12 Jun 2015 10:14 AM | Anonymous
You heard it here first... Professor Andy Miah is the worthy winner of this year's Josh Award.

Andy is Chair in Science Communication & Future Media in the School of Environment & Life Sciences at University of Salford. Andy is renowned for his research into bioethics and emerging technologies and was recently a Google Glass explorer. Now developing virtual reality art installations and drone documentaries, Andy has published in such places as TIME, Wired, and regularly appears in the media, offering commentaries on new discoveries. His research has taken him to over 50 countries and spans such areas as genetics, nanotechnology, neuroscience, mobile health, wearable technologies, and digital innovations. He is particularly interested around the possibility of bringing creative digital media skills to the field of science communication and published one of the first articles to address the potential of digital media to create new kinds of public engagement with science possibilities. He is also part of the European City of Science steering group, set up to create a programme for Greater Manchester, as it hosts the European Science Forum in 2016.

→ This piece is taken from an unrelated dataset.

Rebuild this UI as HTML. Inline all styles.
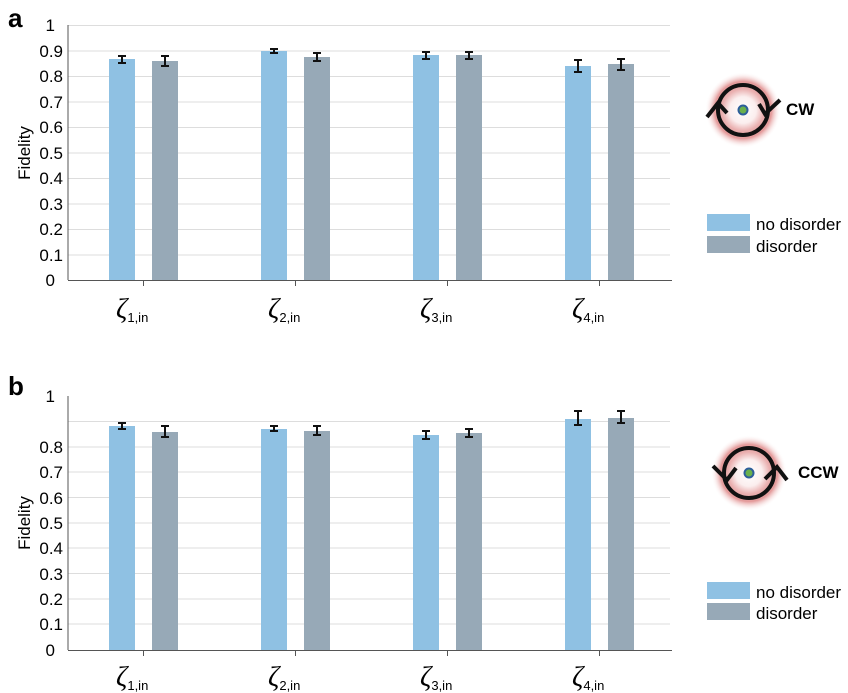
<!DOCTYPE html>
<html><head><style>body{margin:0;background:#fff}svg{display:block}</style></head><body>
<svg width="848" height="693" xmlns="http://www.w3.org/2000/svg" font-family="Liberation Sans, sans-serif">
<defs><radialGradient id="g"><stop offset="0" stop-color="#fff"/><stop offset="0.35" stop-color="#fbeeee"/><stop offset="0.55" stop-color="#eab0b0"/><stop offset="0.75" stop-color="#e49a9a"/><stop offset="1" stop-color="#fff" stop-opacity="0"/></radialGradient></defs>
<g id="A">
<text x="8" y="27" font-size="26" font-weight="bold">a</text>
<g stroke="#ddd" stroke-width="1">
<line x1="68" x2="670" y1="25.5" y2="25.5"/><line x1="68" x2="670" y1="51" y2="51"/><line x1="68" x2="670" y1="76.5" y2="76.5"/><line x1="68" x2="670" y1="102" y2="102"/><line x1="68" x2="670" y1="127.5" y2="127.5"/><line x1="68" x2="670" y1="153" y2="153"/><line x1="68" x2="670" y1="178.5" y2="178.5"/><line x1="68" x2="670" y1="204" y2="204"/><line x1="68" x2="670" y1="229.5" y2="229.5"/><line x1="68" x2="670" y1="255" y2="255"/></g>
<g font-size="17" text-anchor="end"><text x="55" y="31">1</text><text x="63" y="57">0.9</text><text x="63" y="82">0.8</text><text x="63" y="108">0.7</text><text x="63" y="133">0.6</text><text x="63" y="159">0.5</text><text x="63" y="184">0.4</text><text x="63" y="210">0.3</text><text x="63" y="235">0.2</text><text x="63" y="261">0.1</text><text x="55" y="286">0</text></g>
<text transform="translate(30,153) rotate(-90)" font-size="17" text-anchor="middle">Fidelity</text>
<g fill="#8fc1e3"><rect x="109" y="59" width="26" height="221"/><rect x="261" y="51" width="26" height="229"/><rect x="413" y="55" width="26" height="225"/><rect x="565" y="66" width="26" height="214"/></g>
<g fill="#97a9b7"><rect x="152" y="61" width="26" height="219"/><rect x="304" y="57" width="26" height="223"/><rect x="456" y="55" width="26" height="225"/><rect x="608" y="64" width="26" height="216"/></g>
<g stroke="#111" stroke-width="2"><path d="M122 56v7M118 56h8M118 63h8"/><path d="M165 56v10M161 56h8M161 66h8"/><path d="M274 49v4M270 49h8M270 53h8"/><path d="M317 53v8M313 53h8M313 61h8"/><path d="M426 52v7M422 52h8M422 59h8"/><path d="M469 52v7M465 52h8M465 59h8"/><path d="M578 60v12M574 60h8M574 72h8"/><path d="M621 59v11M617 59h8M617 70h8"/></g>
<line x1="68" x2="68" y1="25" y2="280" stroke="#555"/><line x1="68" x2="672" y1="280.5" y2="280.5" stroke="#555"/>
<g stroke="#555"><line x1="143.5" x2="143.5" y1="280" y2="286"/><line x1="295.5" x2="295.5" y1="280" y2="286"/><line x1="447.5" x2="447.5" y1="280" y2="286"/><line x1="599.5" x2="599.5" y1="280" y2="286"/></g>
<g font-family="Liberation Serif, serif" font-style="italic" font-size="28"><text x="116" y="318">ζ<tspan font-family="Liberation Sans" font-style="normal" font-size="13" dy="4">1,in</tspan></text><text x="268" y="318">ζ<tspan font-family="Liberation Sans" font-style="normal" font-size="13" dy="4">2,in</tspan></text><text x="420" y="318">ζ<tspan font-family="Liberation Sans" font-style="normal" font-size="13" dy="4">3,in</tspan></text><text x="572" y="318">ζ<tspan font-family="Liberation Sans" font-style="normal" font-size="13" dy="4">4,in</tspan></text></g>
<circle cx="743" cy="110" r="38" fill="url(#g)"/>
<circle cx="743" cy="110" r="25" fill="none" stroke="#111" stroke-width="4"/>
<path d="M707 117L718 103L727 113M759 104L765 114L780 100" stroke="#111" stroke-width="4" fill="none"/>
<circle cx="743" cy="110" r="4.5" fill="#6ab04c" stroke="#2d5d9a" stroke-width="2"/>
<text x="786" y="115" font-size="17" font-weight="bold">CW</text>
<rect x="707" y="214" width="43" height="17" fill="#8fc1e3"/><rect x="707" y="236" width="43" height="17" fill="#97a9b7"/>
<text x="756" y="230" font-size="17">no disorder</text><text x="756" y="252" font-size="17">disorder</text>
</g>
<g>
<text x="8" y="395" font-size="26" font-weight="bold">b</text>
<g stroke="#ddd"><line x1="68" x2="670" y1="421.5" y2="421.5"/><line x1="68" x2="670" y1="447" y2="447"/><line x1="68" x2="670" y1="472" y2="472"/><line x1="68" x2="670" y1="497.5" y2="497.5"/><line x1="68" x2="670" y1="523" y2="523"/><line x1="68" x2="670" y1="548" y2="548"/><line x1="68" x2="670" y1="573.5" y2="573.5"/><line x1="68" x2="670" y1="599" y2="599"/><line x1="68" x2="670" y1="624" y2="624"/></g>
<g font-size="17" text-anchor="end"><text x="55" y="402">1</text><text x="63" y="453">0.8</text><text x="63" y="478">0.7</text><text x="63" y="504">0.6</text><text x="63" y="529">0.5</text><text x="63" y="554">0.4</text><text x="63" y="580">0.3</text><text x="63" y="605">0.2</text><text x="63" y="630">0.1</text><text x="55" y="656">0</text></g>
<text transform="translate(30,523) rotate(-90)" font-size="17" text-anchor="middle">Fidelity</text>
<g fill="#8fc1e3"><rect x="109" y="426" width="26" height="224"/><rect x="261" y="429" width="26" height="221"/><rect x="413" y="435" width="26" height="215"/><rect x="565" y="419" width="26" height="231"/></g>
<g fill="#97a9b7"><rect x="152" y="432" width="26" height="218"/><rect x="304" y="431" width="26" height="219"/><rect x="456" y="433" width="26" height="217"/><rect x="608" y="418" width="26" height="232"/></g>
<g stroke="#111" stroke-width="2"><path d="M122 423v6M118 423h8M118 429h8"/><path d="M165 426v11M161 426h8M161 437h8"/><path d="M274 426v5M270 426h8M270 431h8"/><path d="M317 426v9M313 426h8M313 435h8"/><path d="M426 431v8M422 431h8M422 439h8"/><path d="M469 429v8M465 429h8M465 437h8"/><path d="M578 411v14M574 411h8M574 425h8"/><path d="M621 411v12M617 411h8M617 423h8"/></g>
<line x1="68" x2="68" y1="396" y2="650" stroke="#555"/><line x1="68" x2="672" y1="650.5" y2="650.5" stroke="#555"/>
<g stroke="#555"><line x1="143.5" x2="143.5" y1="650" y2="656"/><line x1="295.5" x2="295.5" y1="650" y2="656"/><line x1="447.5" x2="447.5" y1="650" y2="656"/><line x1="599.5" x2="599.5" y1="650" y2="656"/></g>
<g font-family="Liberation Serif, serif" font-style="italic" font-size="28"><text x="116" y="686">ζ<tspan font-family="Liberation Sans" font-style="normal" font-size="13" dy="4">1,in</tspan></text><text x="268" y="686">ζ<tspan font-family="Liberation Sans" font-style="normal" font-size="13" dy="4">2,in</tspan></text><text x="420" y="686">ζ<tspan font-family="Liberation Sans" font-style="normal" font-size="13" dy="4">3,in</tspan></text><text x="572" y="686">ζ<tspan font-family="Liberation Sans" font-style="normal" font-size="13" dy="4">4,in</tspan></text></g>
<circle cx="749" cy="473" r="38" fill="url(#g)"/>
<circle cx="749" cy="473" r="25" fill="none" stroke="#111" stroke-width="4"/>
<path d="M713 466L727 480L736 468M765 479L777 467L787 480" stroke="#111" stroke-width="4" fill="none"/>
<circle cx="749" cy="473" r="4.5" fill="#6ab04c" stroke="#2d5d9a" stroke-width="2"/>
<text x="798" y="478" font-size="17" font-weight="bold">CCW</text>
<rect x="707" y="582" width="43" height="17" fill="#8fc1e3"/><rect x="707" y="603" width="43" height="17" fill="#97a9b7"/>
<text x="756" y="598" font-size="17">no disorder</text><text x="756" y="619" font-size="17">disorder</text>
</g>
</svg>
</body></html>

“I am absolutely thrilled to be this year’s Josh award winner, not least because the BIG event happens in my home city of Norwich... I got into communicating science as a PhD student, trained myself on building websites and doing all I could to make academic discoveries reach more people and this work continues. I am passionate about open knowledge initiatives and believe firmly that there is no expertise that can’t be cultivated by anyone. I am really excited about the trend towards citizen science and in my own production of science communication programmes, I want to enable more people to find a way into nurturing their own scientific expertise. Programmes like the maker movement, FameLab, and hackathons do so much to make science and technology meaningful to people again, in a world where it can become even more difficult to grasp. Having worked in Manchester now for just 8 months, I’ve been amazed by the spirit of collaboration in the city and region, and the ambition of the people around here.”

“Over the last year, I’ve been working a lot with drones, experimenting with their creative possibilities, working with scientists to explore their potential as data capture tools. It’s an area that is completely exploding now and I’m not sure the world is ready for it. I’ve always been attracted to that kind of problem. Whether it’s genetic modification, stem cell technology, or wearable devices, what interests me is the ethical dilemmas they create and what they say about our future. Science communication through ethical debate has been a hallmark of my work and I’d love to foreground this during my year as Josh Award winner.”